There are a thousand quotations from books I love and lyrics from songs I adore that could better unveil the depth-potential we have with our words. I have yet to find someone who doesn’t, in some way or another, connect with music. People love music. It has everything we desire to stir our souls, leaving ripples on the surface. And so, even though I don’t listen to Taking Back Sunday anymore, I saw these words the other day and they struck me.
I’m the type of person who is reminded of a time or place or person when just about anything happens. If the kitchen smells like marinara sauce, there’s Grandma cooking manicotti. Everywhere there’s a cactus, I’m rewound back to a bustling Tijuana kitchen, eating it for the first time. When it thunderstorms in the suburbs, I’m playing hockey with my new stick in the parking lot by my house in the rain. I listened to a lot of alternative punk rock when I was in high school. For a bit, I dated a boy who did too. He was a sweet kid, if a touch overly sentimental; I’m almost certain that this band was his influence.

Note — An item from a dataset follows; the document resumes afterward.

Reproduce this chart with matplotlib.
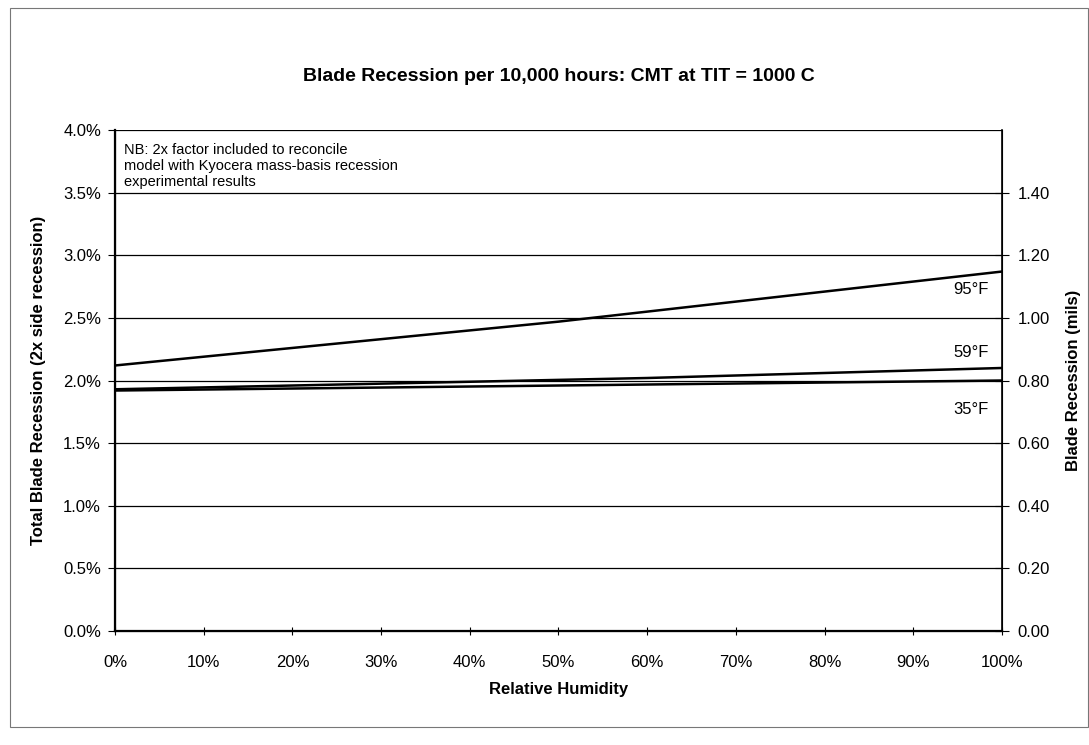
import numpy as np
import matplotlib
matplotlib.use("Agg")
import matplotlib.pyplot as plt
from matplotlib.patches import Rectangle

plt.rcParams["font.family"] = ["Liberation Sans", "DejaVu Sans"]

# relative humidity (%) and total recession (%) per inlet temperature
rh = [0, 10, 20, 30, 40, 50, 60, 70, 80, 90, 100]
rec_95f = [2.12, 2.19, 2.26, 2.33, 2.40, 2.47, 2.55, 2.63, 2.71, 2.79, 2.87]
rec_59f = [1.93, 1.945, 1.96, 1.975, 1.99, 2.005, 2.02, 2.04, 2.06, 2.08, 2.10]
rec_35f = [1.92, 1.928, 1.936, 1.944, 1.952, 1.96, 1.968, 1.976, 1.984, 1.992, 2.00]
series = [("95°F", rec_95f), ("59°F", rec_59f), ("35°F", rec_35f)]
label_y = [2.73, 2.22, 1.77]

left_ticks = [0.0, 0.5, 1.0, 1.5, 2.0, 2.5, 3.0, 3.5, 4.0]
right_ticks = [0.0, 0.2, 0.4, 0.6, 0.8, 1.0, 1.2, 1.4]
x_ticks = list(range(0, 101, 10))

fig = plt.figure(figsize=(10.89, 7.45), dpi=100)
ax = fig.add_axes([0.1056, 0.153, 0.8145, 0.6725])

for name, vals in series:
    ax.plot(rh, vals, color="black", lw=1.8)

for (name, vals), ly in zip(series, label_y):
    ax.text(98.5, ly, name, ha="right", va="center", fontsize=12)

ax.set_xlim(0, 100)
ax.set_ylim(0, 4.0)
ax.set_xticks(x_ticks)
ax.set_xticklabels([f"{t}%" for t in x_ticks], fontsize=12)
ax.set_yticks(left_ticks)
ax.set_yticklabels([f"{t:.1f}%" for t in left_ticks], fontsize=12)
ax.grid(axis="y", color="black", lw=0.9)
ax.tick_params(axis="x", direction="inout", length=6, width=0.8, pad=14)
ax.tick_params(axis="y", direction="out", length=5, width=0.8, pad=5)
ax.spines["top"].set_visible(False)
ax.spines["left"].set_linewidth(1.6)
ax.spines["bottom"].set_linewidth(1.6)

ax.set_xlabel("Relative Humidity", fontsize=12, fontweight="bold", labelpad=9)
ax.set_ylabel("Total Blade Recession (2x side recession)", fontsize=12,
              fontweight="bold", labelpad=12)
ax.set_title("Blade Recession per 10,000 hours: CMT at TIT = 1000 C",
             fontsize=14, fontweight="bold", pad=35)

ax.text(0.01, 0.975,
        "NB: 2x factor included to reconcile\n"
        "model with Kyocera mass-basis recession\n"
        "experimental results",
        transform=ax.transAxes, ha="left", va="top", fontsize=10.5,
        linespacing=1.2)

ax2 = ax.twinx()
ax2.set_ylim(0, 1.6)
ax2.set_yticks(right_ticks)
ax2.set_yticklabels([f"{t:.2f}" for t in right_ticks], fontsize=12)
ax2.tick_params(axis="y", direction="inout", length=10, width=0.8, pad=6)
ax2.spines["top"].set_visible(False)
ax2.spines["right"].set_linewidth(1.2)
ax2.set_ylabel("Blade Recession (mils)", fontsize=12, fontweight="bold",
               labelpad=12)

# scanned page frame
fig.patches.append(Rectangle((0.009, 0.024), 0.99, 0.965, transform=fig.transFigure,
                             fill=False, edgecolor="#777777", lw=0.8))

fig.savefig("out.png", dpi=100)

I’m not as much bent to relive a high school fling because of the memories that this song returns as I am to stand by the truth of this little intro nugget. The song’s about losing a girl, more or less, and this paragraph is a speaking introduction that lays over the rhythm bass and a simple guitar riff. The song begins immediately after “okay”, leaving no time to reflect on these thoughts – which always troubled me because there’s quite a bit to chew on.
The way this beautiful girl makes him feel, that’s real isn’t it? He tells it like it’s a buzz during the part of the day you’d never expect to feel that way. He says that man’s most precious asset is promise. Is it? I’d never thought of it like that, but how different is promise than what I hang my hat every single day. Jesus Christ promised to die for my mess, and He came through. Everything hinges on the fact that He came through. Promise of a better day, promise of a greater hope, promise of a new tomorrow. No person can promise that in good conscience. Jesus did and people were all wha? because it was crazy to even think. The offer of that kind of promise turns heads, it should be appealing, but every good idea has its haters.
I’m caught wondering how often I’ve been swept up in his smile, in the details of his character, his intentions, in his soul. Because on days when I think someone, anyone, can patch up my wounds with this kind of promise, I’ve lost sight of the truth. That said, Taking Back Sunday may be old news in my music scene, but I think they have a point about loss. He’s lost this girl, whatever the situation, and he’s realizing how much she made his day. Every day. He doesn’t feel like he used to feel, he’s lost hope on some level, he misses the way she used to turn it all upside-down for him. The obvious is that he needs a Savior, not a girl for that kind of transformation. But the hidden truth in it is that people can have a deep and severe impact on our lives, and what is our problem that we can’t figure it out until it’s over? Why can’t we use our words to paint such beautiful images before we’re singing about how wonderful she was? Words can say a lot, sometimes more than we’d planned. They have such power to speak to a lot of topics that we don’t want to touch. And as far as words go, this punk rock paragraph is as much right on the real-life-money as it is far off in left field.